You’re Not Prepared for Android 5.1.1
We can’t stress this enough. If you haven’t prepared yourself ahead of the Nexus Android 5.1.1 Lollipop release or if you haven’t prepared your device ahead of the update, do not install the Android 5.1.1 Lollipop update when it arrives. You’ll be taking a huge risk if you do.
We’ve outlined a number of things to do before the Android 5.1.1 Lollipop release date and we also recently outlined some Android 5.1.1 Lollipop release date tips for Nexus users. Those are great starting points.
Here’s the deal. If any of these things apply, you should not install the Android 5.1.1 update the second that it comes out.
- If you haven’t backed up your Nexus.
- If you aren’t familiar with the changes coming with Android 5.0 or Android 5.1.1.
- If you have no business sideloading ahead of the OTA.
- If you’re on a custom ROM and you want to move back to stock but don’t know how. If you have critical applications for work or school that can’t break.

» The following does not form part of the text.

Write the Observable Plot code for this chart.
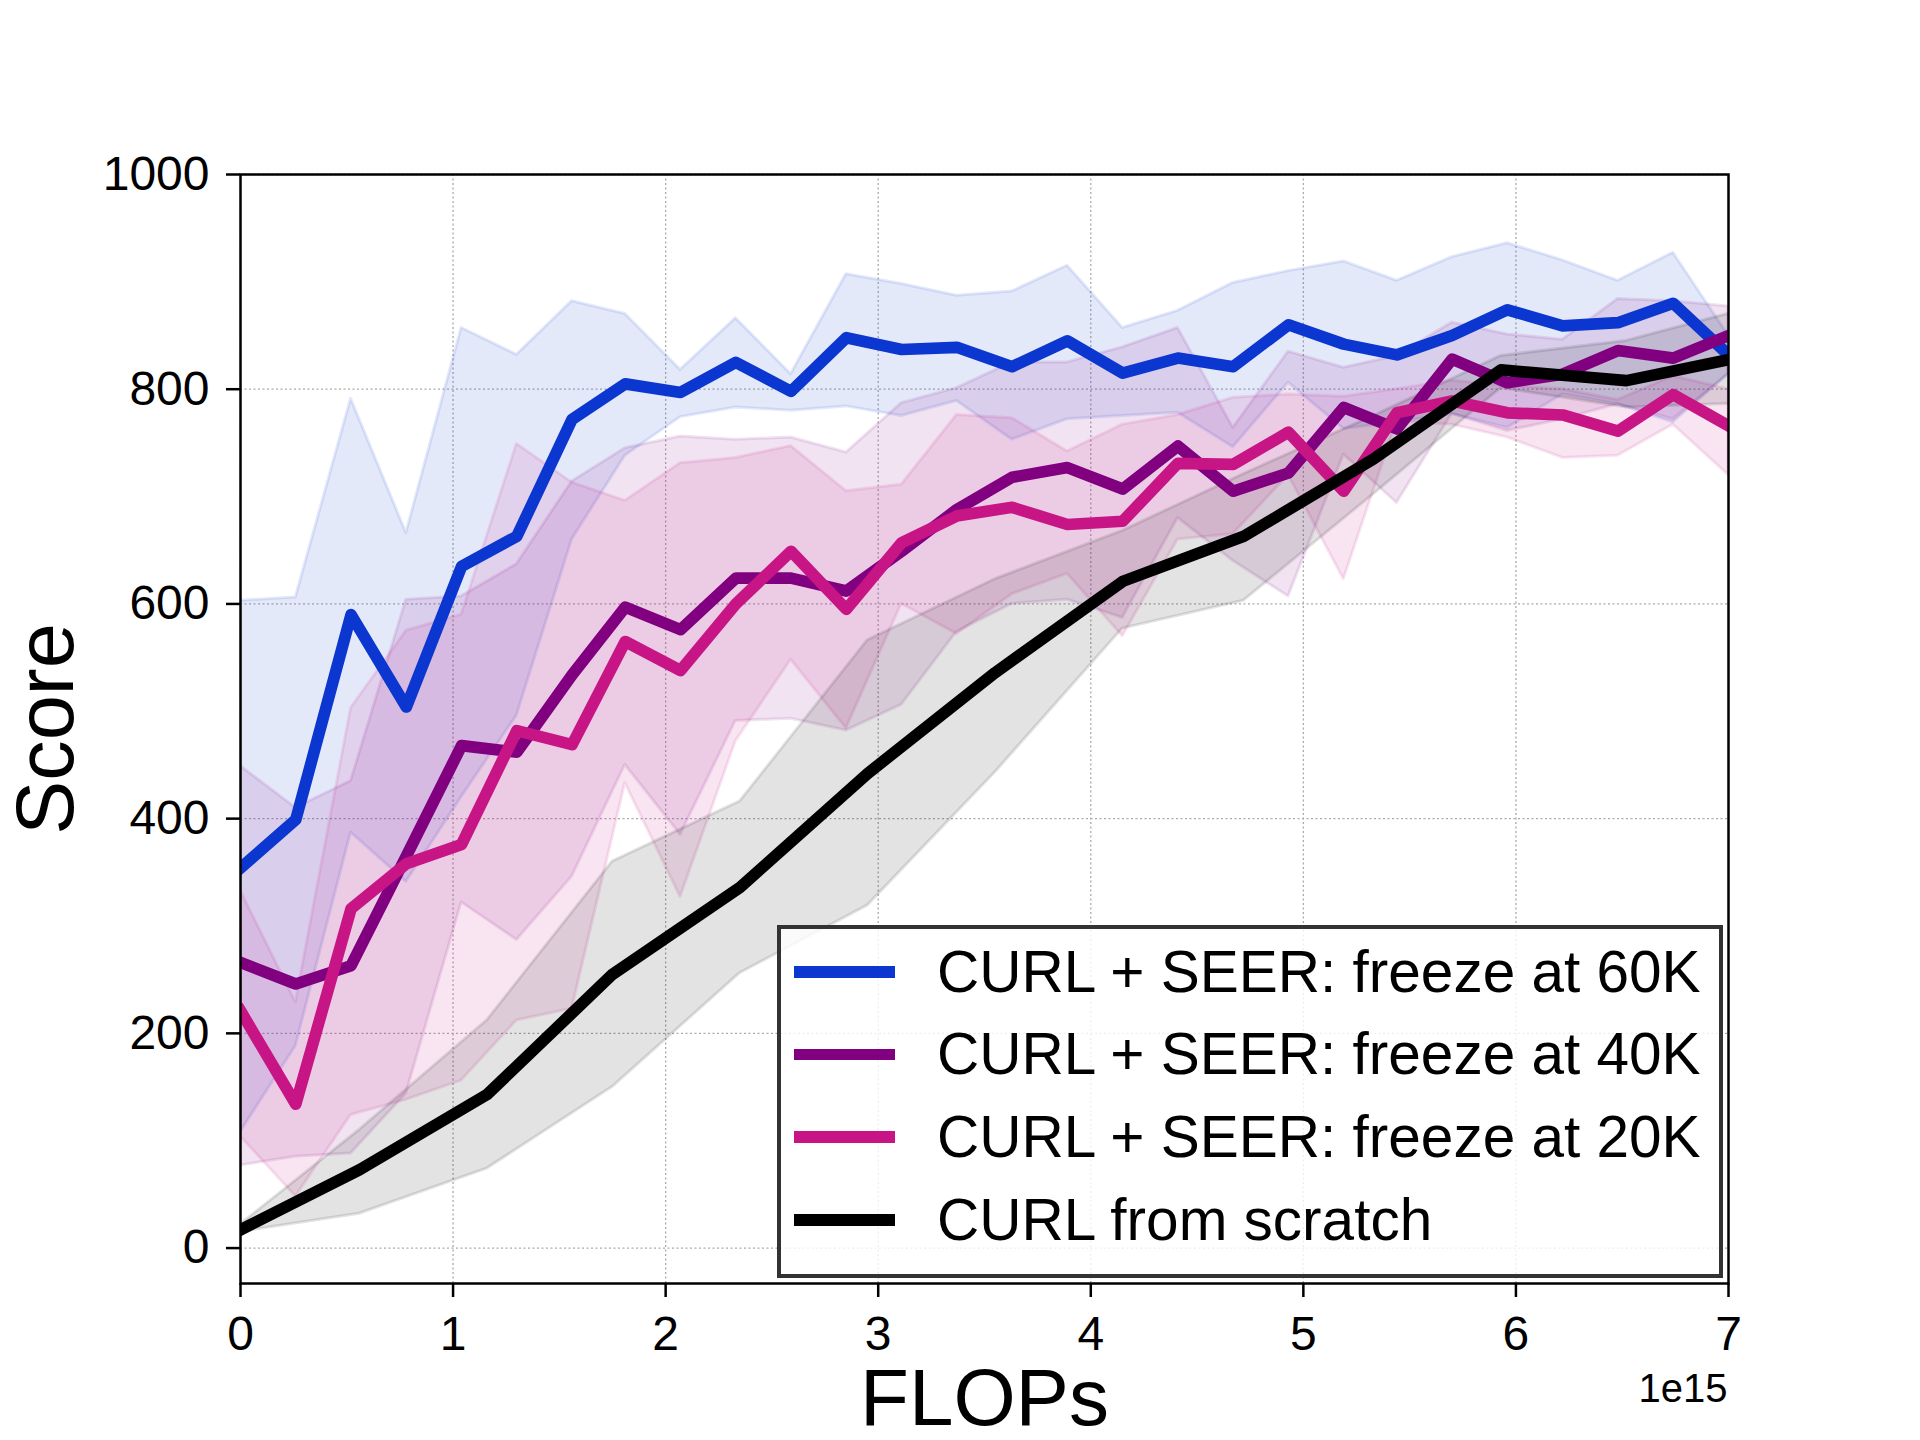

Seasoned Android users probably have taken care of these already but you’d be surprised how many people fail to prepare for Android updates.
In our experience, the more prepared you are, the better off you’re going to be after the installation process is complete. Preparation is going to take most of you more than a day. So if you’re not prepared on day one, skip the installation process, and do it another time when you’re ready.
We’ve said this a million times before and people still fail to listen. If you are traveling, for work or for pleasure, you might want to think about holding off on installing Android 5.1.1 Lollipop, at least until you get to home base.
Why do we recommend this? Well, as we’ve noted, there could be issues on board Google’s new software that impact the overall stability of the device. Some Nexus users are already complaining about the very thing.
If something were to go wrong during your trip, not having easy access to a personal computer could make things extremely difficult and potentially impact your trip. You do not want to encounter a problem while you’re out at a relatives place or preparing to take photos during a once-in-life time excursion.
Wait until you’re back at home, in front of your own computer, and then make your move. Android 5.1.1 Lollipop isn’t going anywhere anytime soon.
Again, to be clear, we’re not telling you to skip the Android 5.1.1 update. It’s bound to fix a slew of Android 5.1 problems and it should help to stabilize many devices.
Instead, what we are saying is that some of you might be better off waiting a few hours, maybe even a few days before installing Android 5.1.1. Don’t rush it and take your time.